Classification of 2-dimensional ancient solutions and beyond

We can use the maximum principle mentioned previously to show that ancient solutions have non-negative curvature. Then by the strong maximum principle, a solution must either have strictly positive curvature everywhere or must be a quotient of the stationary plane (i.e. a flat manifold, the most trivial solution to Ricci flow). Then the only strictly positively curved ancient solutions are the shrinking spheres, the cigars, and the King-Rosenau solutions, which are sort of like compact versions of the cigars. This classification was achievd through various papers and somewhat technical analysis.

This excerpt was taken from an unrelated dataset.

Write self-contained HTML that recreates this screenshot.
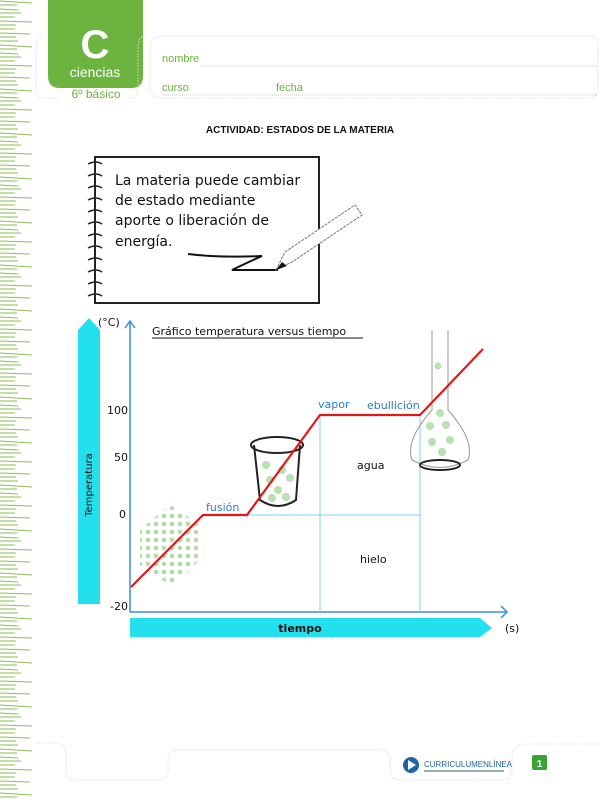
<!DOCTYPE html>
<html><head><meta charset="utf-8"><style>
html,body{margin:0;padding:0;background:#fff;}
svg{display:block}
</style></head><body>
<svg width="600" height="800" viewBox="0 0 600 800" xmlns="http://www.w3.org/2000/svg">
<defs>
<pattern id="grass" x="0" y="0" width="40" height="44" patternUnits="userSpaceOnUse">
<g stroke="#8cbf55" stroke-width="1">
<line x1="0" y1="1" x2="32" y2="3"/><line x1="0" y1="5" x2="17" y2="5"/><line x1="0" y1="9" x2="18" y2="10"/>
<line x1="0" y1="13" x2="21" y2="13"/><line x1="0" y1="17" x2="15" y2="17"/>
<line x1="0" y1="21" x2="32" y2="22"/><line x1="0" y1="25" x2="16" y2="25"/>
<line x1="0" y1="29" x2="15" y2="29"/><line x1="0" y1="33" x2="30" y2="34"/>
<line x1="0" y1="37" x2="16" y2="37"/><line x1="0" y1="41" x2="18" y2="41"/>
</g></pattern>
<pattern id="cube" width="8" height="8" patternUnits="userSpaceOnUse"><circle cx="4" cy="4" r="2.3" fill="#a8d8a0"/></pattern>
</defs>
<rect x="0" y="0" width="36" height="800" fill="url(#grass)"/>

<!-- header -->
<path d="M48 0 H143 V76 Q143 88 131 88 H60 Q48 88 48 76 Z" fill="#6db33f"/>
<text x="95" y="58" font-family="Liberation Sans, sans-serif" font-size="40" font-weight="bold" fill="#fff" text-anchor="middle">C</text>
<text x="95" y="77" font-family="Liberation Sans, sans-serif" font-size="14" fill="#fff" text-anchor="middle">ciencias</text>
<text x="96" y="98" font-family="Liberation Sans, sans-serif" font-size="12" fill="#6db33f" text-anchor="middle">6º básico</text>
<path d="M44 36 Q36 36 36 48 V90 Q36 98 44 98 H60 M130 98 Q138 98 138 90 V48 Q138 36 146 36" fill="none" stroke="#ddd" stroke-dasharray="1.5 1.5"/>
<path d="M162 36 H588 Q598 36 598 46 V88 Q598 98 588 98 H162 Q150 98 150 86 V48 Q150 36 162 36Z" fill="none" stroke="#ddd" stroke-dasharray="1.5 1.5"/>
<text x="162" y="62" font-family="Liberation Sans, sans-serif" font-size="11" fill="#6db33f">nombre</text>
<line x1="200" y1="66" x2="598" y2="66" stroke="#ccc" stroke-dasharray="1 1"/>
<text x="162" y="91" font-family="Liberation Sans, sans-serif" font-size="11" fill="#6db33f">curso</text>
<text x="276" y="91" font-family="Liberation Sans, sans-serif" font-size="11" fill="#6db33f">fecha</text>
<line x1="162" y1="95" x2="598" y2="95" stroke="#ccc" stroke-dasharray="1 1"/>
<text x="300" y="133" font-family="Liberation Sans, sans-serif" font-size="10" font-weight="bold" fill="#111" text-anchor="middle">ACTIVIDAD: ESTADOS DE LA MATERIA</text>

<!-- notebook -->
<rect x="95" y="157" width="224" height="146" fill="#fff" stroke="#222" stroke-width="2"/>
<g stroke="#222" stroke-width="1.5" fill="none">
<path d="M88 164 q8 -4 14 0"/><path d="M88 176 q8 -4 14 0"/><path d="M88 188 q8 -4 14 0"/><path d="M88 200 q8 -4 14 0"/>
<path d="M88 212 q8 -4 14 0"/><path d="M88 224 q8 -4 14 0"/><path d="M88 236 q8 -4 14 0"/><path d="M88 248 q8 -4 14 0"/>
<path d="M88 260 q8 -4 14 0"/><path d="M88 272 q8 -4 14 0"/><path d="M88 284 q8 -4 14 0"/><path d="M88 296 q8 -4 14 0"/>
</g>
<g font-family="DejaVu Sans, sans-serif" font-size="14" fill="#111">
<text x="115" y="185">La materia puede cambiar</text>
<text x="115" y="205">de estado mediante</text>
<text x="115" y="225">aporte o liberación  de</text>
<text x="115" y="246">energía.</text>
</g>
<path d="M188 254 Q220 258 262 256 Q240 266 232 270 H278" fill="none" stroke="#111" stroke-width="2"/>
<path d="M276 270 L285 252 L355 205 L362 215 L292 262 Z" fill="#fff" stroke="#777" stroke-width="1" stroke-dasharray="3 1"/>
<path d="M276 270 L282 262 L287 266 Z" fill="#111"/>

<!-- axes -->
<path d="M78 604 V330 L89 318 L100 330 V604 Z" fill="#22e0ee"/>
<text transform="translate(92 485) rotate(-90)" font-family="DejaVu Sans, sans-serif" font-size="10" fill="#111" text-anchor="middle">Temperatura</text>
<path d="M130 618 H480 L492 628 L480 637 H130 Z" fill="#22e0ee"/>
<text x="300" y="632" font-family="DejaVu Sans, sans-serif" font-size="11" font-weight="bold" fill="#111" text-anchor="middle">tiempo</text>
<text x="505" y="632" font-family="DejaVu Sans, sans-serif" font-size="11" fill="#111">(s)</text>
<text x="98" y="326" font-family="DejaVu Sans, sans-serif" font-size="11" fill="#111">(°C)</text>
<g stroke="#3a8ee0" stroke-width="1.5" fill="none">
<path d="M130 612 V322 M125 328 L130 321 L135 328"/>
<path d="M130 612 H507 M501 606 L507 612 L501 618"/>
</g>
<g stroke="#7fd0f0" stroke-width="1" fill="none">
<path d="M320 415 V612 M420 415 V612 M247 515 H420"/>
</g>
<g font-family="DejaVu Sans, sans-serif" font-size="11" fill="#111" text-anchor="end">
<text x="128" y="414">100</text><text x="128" y="461">50</text><text x="126" y="518">0</text><text x="128" y="610">-20</text>
</g>
<text x="152" y="335" font-family="DejaVu Sans, sans-serif" font-size="11" fill="#111">Gráfico temperatura versus tiempo</text>
<line x1="152" y1="338" x2="363" y2="338" stroke="#111"/>

<!-- ice cube -->
<path d="M140 530 L170 505 L200 525 L200 560 L170 585 L140 565 Z" fill="url(#cube)" opacity="0.9"/>

<!-- beaker -->
<path d="M254 445 L260 500 Q278 512 296 500 L300 445" fill="none" stroke="#222" stroke-width="2"/>
<ellipse cx="277" cy="445" rx="26" ry="8" fill="none" stroke="#222" stroke-width="2"/>
<g fill="#b8e0b0"><circle cx="266" cy="465" r="4"/><circle cx="282" cy="470" r="4"/><circle cx="270" cy="480" r="4"/><circle cx="290" cy="478" r="4"/><circle cx="278" cy="490" r="4"/><circle cx="286" cy="497" r="4"/><circle cx="272" cy="498" r="4"/></g>

<!-- flask -->
<path d="M432 330 V410 Q405 440 412 460 Q440 475 468 460 Q475 440 448 410 V330" fill="none" stroke="#999" stroke-width="1"/>
<ellipse cx="440" cy="465" rx="20" ry="5" fill="none" stroke="#222" stroke-width="2"/>
<g fill="#b8e0b0"><circle cx="438" cy="366" r="3.5"/><circle cx="440" cy="413" r="4"/><circle cx="430" cy="426" r="4"/><circle cx="446" cy="425" r="4"/><circle cx="432" cy="442" r="4"/><circle cx="450" cy="440" r="4"/><circle cx="442" cy="452" r="4"/></g>

<!-- red line -->
<polyline points="131,587 203,515 247,515 320,415 420,415 483,349" fill="none" stroke="#e0191b" stroke-width="2.2"/>

<g font-family="DejaVu Sans, sans-serif" font-size="11" fill="#2a7fd0">
<text x="206" y="511">fusión</text><text x="318" y="408">vapor</text><text x="367" y="409">ebullición</text>
</g>
<g font-family="DejaVu Sans, sans-serif" font-size="11" fill="#111">
<text x="357" y="469">agua</text><text x="360" y="563">hielo</text>
</g>

<!-- footer -->
<path d="M36 743 H55 Q66 743 66 756 V770 Q66 780 76 780 H158 Q168 780 168 770 V760 Q168 750 178 750 H380 Q390 750 390 760 V770 Q390 780 400 780 H502 Q512 780 512 770 V760 Q512 744 526 744 H600" fill="none" stroke="#ddd" stroke-dasharray="1.5 1.5"/>
<circle cx="411" cy="765" r="8" fill="#1e63a8"/>
<path d="M408 760 L416 765 L408 770 Z" fill="#fff"/>
<text x="424" y="767" font-family="Liberation Sans, sans-serif" font-size="8" fill="#1e63a8">CURRICULUMENLÍNEA</text>
<rect x="424" y="770" width="80" height="2" fill="#9ab"/>
<rect x="532" y="755" width="15" height="15" rx="2" fill="#3aa335"/>
<text x="539.5" y="767" font-family="Liberation Sans, sans-serif" font-size="10" font-weight="bold" fill="#fff" text-anchor="middle">1</text>
</svg>
</body></html>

Certain techniques in 1-dimensional mean curvature flow (aka curve shortening flow) can be applied to Ricci flow on surfaces. Recently, Bourni, Langford, and Tinaglia have classified the convex ancient solutions to curve shortening flow. My project aims to re-prove the classification of ancient Ricci flows on surfaces using the more geometric methods used in this classification. I also hope to apply some of the methods we learn to classification of solutions in higher dimensions, or possibly classification of solutions to related flows, such as the Kähler-Ricci flow.